Perhaps most fundamentally, it must also be stressed that to acknowledge that there is such a thing as “women’s experience” that can be distinguished from other experiences in no way implies that there are no meaningful differences between women. Further, the fact that some feminists have used the category “women” in homogenizing ways does not mean that the use of the category “women” is inherently homogenizing.

Gunnarsson writes,

[T]he awareness that women are different far from necessitates a rejection of ‘women’ as an analytical category. Sayer reminds us that the search for commonalities actually presupposes diversity, which in turn becomes meaningful only from the perspective of some kind of sameness. He points out that ’[t]he nature of the difference between various groups of people is more interesting than the difference between people and toothpaste partly because the former have some things in common’…

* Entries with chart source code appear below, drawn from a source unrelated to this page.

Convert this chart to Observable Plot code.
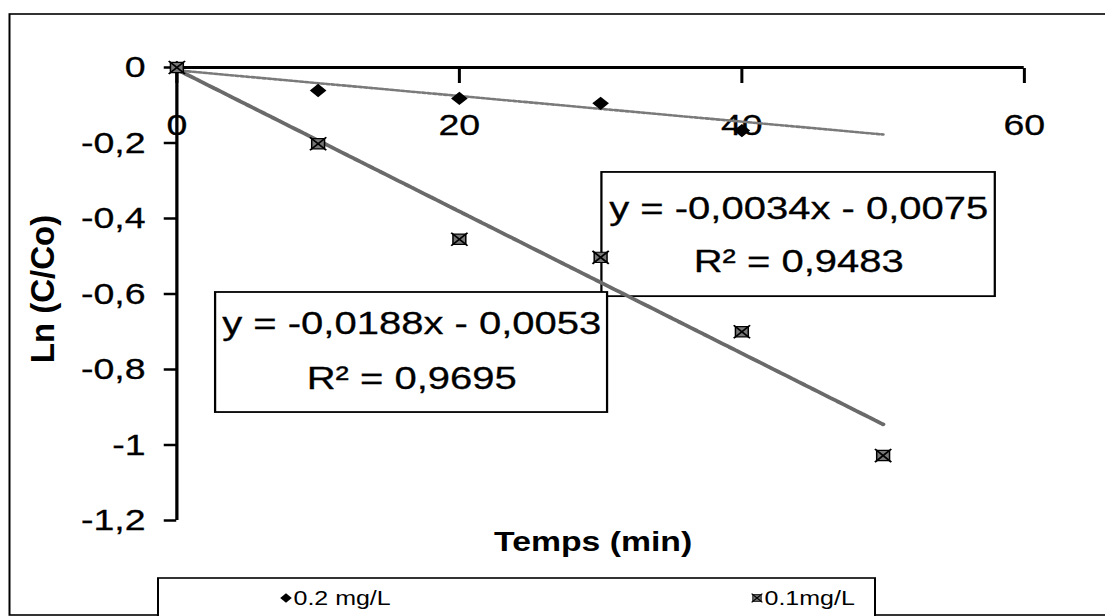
<!DOCTYPE html>
<html><head><meta charset="utf-8">
<script src="https://cdn.jsdelivr.net/npm/d3@7"></script>
<script src="https://cdn.jsdelivr.net/npm/@observablehq/plot@0.6"></script>
<style>html,body{margin:0;padding:0;background:#fff;overflow:hidden}</style>
</head><body><div id="chart"></div>
<script>
// ---- data ----
const times = [0, 10, 20, 30, 40, 50];
const ln02 = [0, -0.061, -0.082, -0.095, -0.167, null];
const ln01 = [0, -0.202, -0.455, -0.503, -0.700, -1.028];
const seriesNames = ["0.2 mg/L", "0.1mg/L"];
const slopes = [-0.0034, -0.0188];
const intercepts = [-0.0075, -0.0053];
const r2 = [0.9483, 0.9695];
const xTicks = [0, 20, 40, 60];
const yTicks = [0, -0.2, -0.4, -0.6, -0.8, -1, -1.2];
const xTitle = "Temps (min)";
const yTitle = "Ln (C/Co)";
// equation label boxes (data units)
const eqBoxX1 = [30.1, 2.75];
const eqBoxX2 = [57.95, 30.5];
const eqBoxY1 = [-0.278, -0.596];
const eqBoxY2 = [-0.607, -0.914];
const eqLine1Y = [-0.375, -0.679];
const eqLine2Y = [-0.514, -0.825];

const fmt = v => String(v).replace(".", ",");
const W = 884, H = 616;
const FONT = "'Liberation Sans', Arial, sans-serif";

const pts02 = times.map((t, i) => ({t, v: ln02[i]})).filter(d => d.v != null);
const pts01 = times.map((t, i) => ({t, v: ln01[i]}));
const xExt = d3.extent(times);
const trends = slopes.flatMap((m, k) => xExt.map(t => ({k, t, v: m * t + intercepts[k]})));
const boxes = slopes.map((m, k) => ({
  x1: eqBoxX1[k], x2: eqBoxX2[k], y1: eqBoxY1[k], y2: eqBoxY2[k],
  cx: (eqBoxX1[k] + eqBoxX2[k]) / 2, l1: eqLine1Y[k], l2: eqLine2Y[k],
  eq: `y = ${fmt(m)}x - ${fmt(-intercepts[k])}`,
  r: `R² = ${fmt(r2[k])}`
}));

const chart = Plot.plot({
  width: W, height: H,
  marginLeft: 141, marginRight: 65, marginTop: 67, marginBottom: 96,
  x: {domain: [0, 60]},
  y: {domain: [-1.2, 0]},
  style: {fontFamily: FONT, background: "white", color: "black"},
  marks: [
    Plot.rect(boxes, {x1: "x1", x2: "x2", y1: "y1", y2: "y2", fill: "white", stroke: "black", strokeWidth: 1.8}),
    Plot.text(boxes, {x: "cx", y: "l1", text: "eq", fontSize: 32, fill: "black", stroke: "black", strokeWidth: 0.3}),
    Plot.text(boxes, {x: "cx", y: "l2", text: "r", fontSize: 32, fill: "black", stroke: "black", strokeWidth: 0.3}),
    Plot.ruleY([0], {stroke: "black", strokeWidth: 3}),
    Plot.ruleX([0], {stroke: "black", strokeWidth: 2.6}),
    Plot.axisX({anchor: "top", ticks: xTicks, tickSize: 15, dy: 15, fill: "none", label: null, strokeWidth: 2.4}),
    Plot.text(xTicks, {x: d => d, frameAnchor: "top", lineAnchor: "middle", dy: 58, text: d => fmt(d), fontSize: 30, fill: "black", stroke: "black", strokeWidth: 0.3}),
    Plot.axisY({anchor: "left", ticks: yTicks, tickSize: 10, tickPadding: 15, tickFormat: fmt, fontSize: 30, label: null, strokeWidth: 2.5}),
    Plot.text([yTitle], {text: d => d, frameAnchor: "left", textAnchor: "middle", lineAnchor: "middle", dx: -107, dy: -5, rotate: -90, fontSize: 33, fontWeight: "bold", fill: "black"}),
    Plot.text([xTitle], {text: d => d, frameAnchor: "bottom", textAnchor: "middle", lineAnchor: "middle", dx: -6, dy: 22, fontSize: 27, fontWeight: "bold", fill: "black"}),
    Plot.line(trends.filter(d => d.k === 0), {x: "t", y: "v", stroke: "#7a7a7a", strokeWidth: 2.6, strokeDasharray: "2.5,1.8"}),
    Plot.line(trends.filter(d => d.k === 1), {x: "t", y: "v", stroke: "#6a6a6a", strokeWidth: 3.6, strokeDasharray: "5,1"}),
    Plot.dot(pts02, {x: "t", y: "v", symbol: "diamond2", r: 6, fill: "black", stroke: "none"}),
    Plot.dot(pts01, {x: "t", y: "v", symbol: "square", r: 5.8, fill: "#777", stroke: "black", strokeWidth: 1.2}),
    Plot.dot(pts01, {x: "t", y: "v", symbol: "times", r: 6, stroke: "black", strokeWidth: 1.6})
  ]
});

document.getElementById("chart").appendChild(chart);
const svg = d3.select(chart);
svg.attr("viewBox", `0 0 ${W} ${H}`).attr("width", 1105).attr("height", 616).attr("preserveAspectRatio", "none");
svg.style("width", "1105px").style("height", "616px").style("max-width", "none").style("overflow", "hidden");

// thicken tick label rendering slightly (scanned look)
svg.selectAll("g[aria-label='y-axis tick label'] text, g[aria-label='y-axis tick label']")
  .attr("stroke", "black").attr("stroke-width", 0.3);

// compensate the rotated title thickness (image is stretched horizontally)
svg.selectAll("text").filter(function() { return this.textContent === yTitle; })
  .each(function() {
    const t = d3.select(this).attr("transform");
    if (t) d3.select(this).attr("transform", t + " scale(1,0.8)");
  });

// outer frame
svg.append("rect").attr("x", 7.6).attr("y", 14).attr("width", 960).attr("height", 601)
  .attr("fill", "none").attr("stroke", "black").attr("stroke-width", 1.6);

// legend
const lg = svg.append("g").attr("font-family", FONT).attr("font-size", 20).attr("text-anchor", "start");
lg.append("rect").attr("x", 126.4).attr("y", 578).attr("width", 573.6).attr("height", 60)
  .attr("fill", "white").attr("stroke", "black").attr("stroke-width", 1.6);
const legX = [228.8, 605.6];
lg.append("path").attr("transform", `translate(${legX[0]},598)`)
  .attr("d", d3.symbol(d3.symbolDiamond2, 55)()).attr("fill", "black");
lg.append("path").attr("transform", `translate(${legX[1]},598)`)
  .attr("d", d3.symbol(d3.symbolSquare, 45)()).attr("fill", "#777").attr("stroke", "black").attr("stroke-width", 0.8);
lg.append("path").attr("transform", `translate(${legX[1]},598)`)
  .attr("d", d3.symbol(d3.symbolTimes, 50)()).attr("fill", "none").attr("stroke", "black").attr("stroke-width", 1);
seriesNames.forEach((n, i) => {
  lg.append("text").attr("x", legX[i] + 6).attr("y", 598).attr("dy", "0.35em")
    .attr("text-anchor", "start").attr("fill", "black").text(n);
});
</script>
</body></html>
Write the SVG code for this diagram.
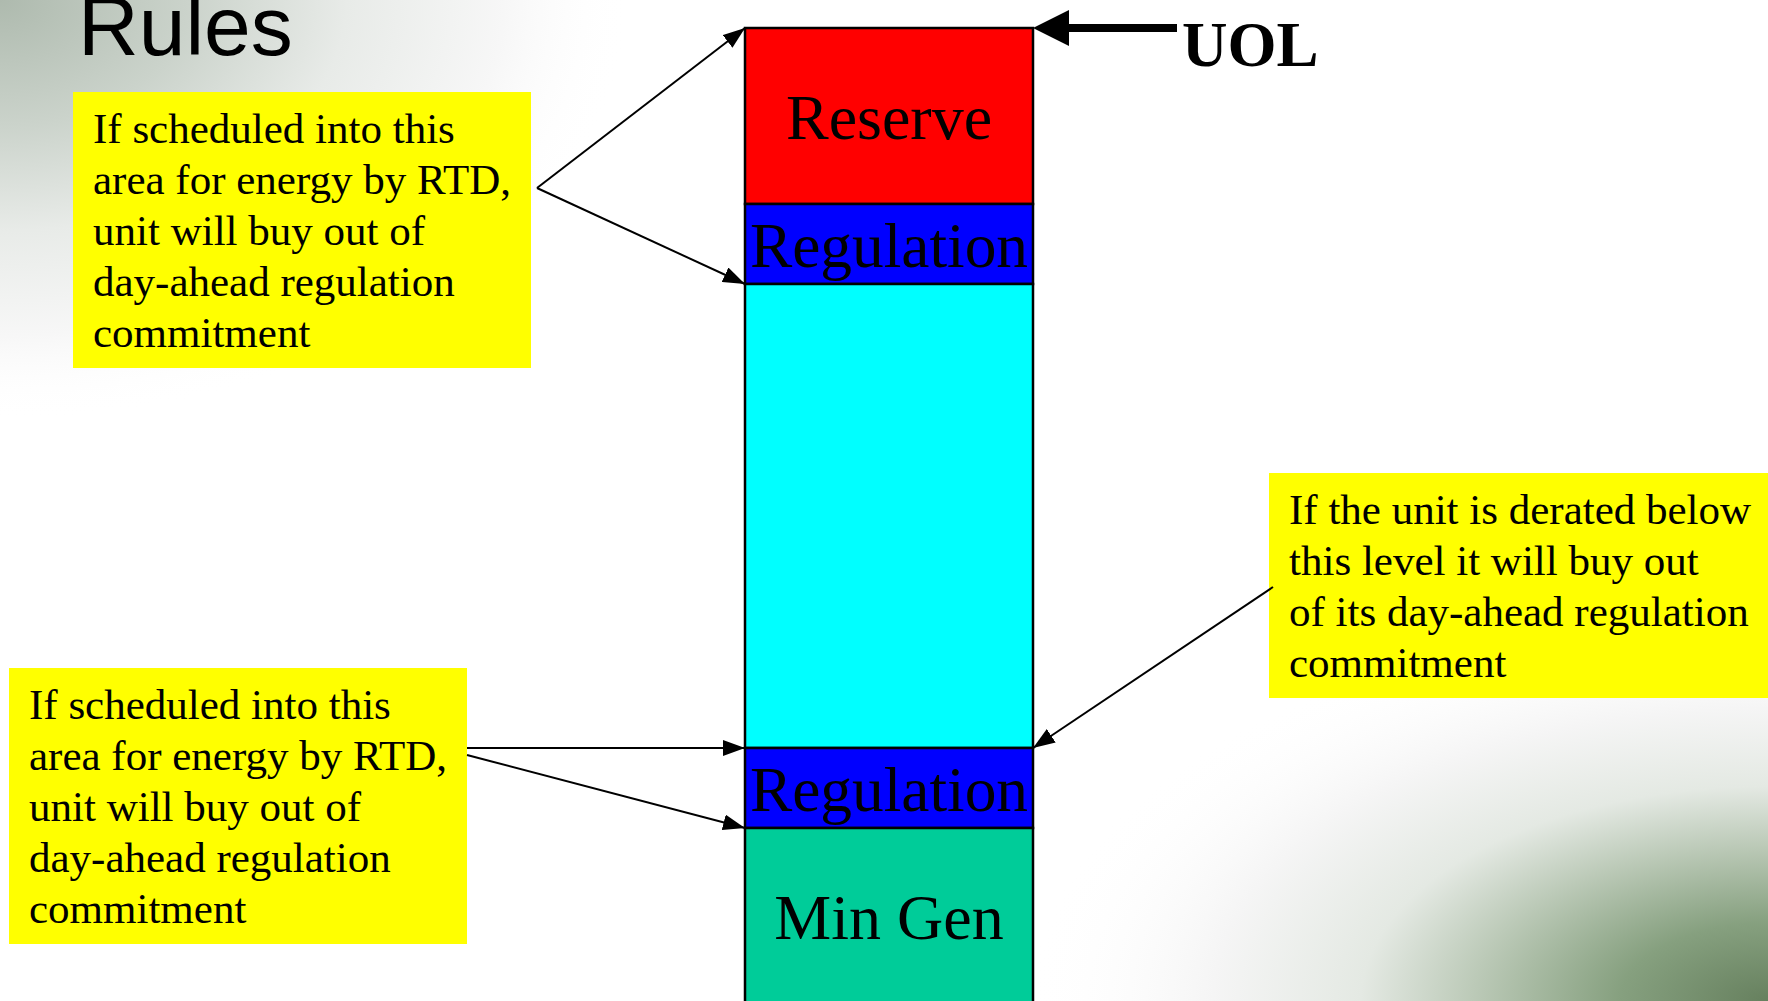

Finally, Butler has played a large role in the popularization of the view of sex and gender as primarily linguistic constructions. In Butler’s own words, gender is a “regulatory fiction.” I find this and the broader trend of assuming that what is “socially constructed” is “not real” to be immensely frustrating, not least of all because it just whole-heartedly accepts the empiricist problematique that what is real is only what is static and “natural.” Moreover, if overthrowing patriarchy were as simple a matter as ridding ourselves of certain “fictions” then we would be free by now. The reality is that sex and gender are all too real and are the product of political, economic, cultural, and ideological practices which exist materially and must be combated through political struggle, not merely at the linguistic level. 

I could go on but i’m getting tired. I hope this gives people an idea of why i hope Butler’s work fades out of vogue at some point.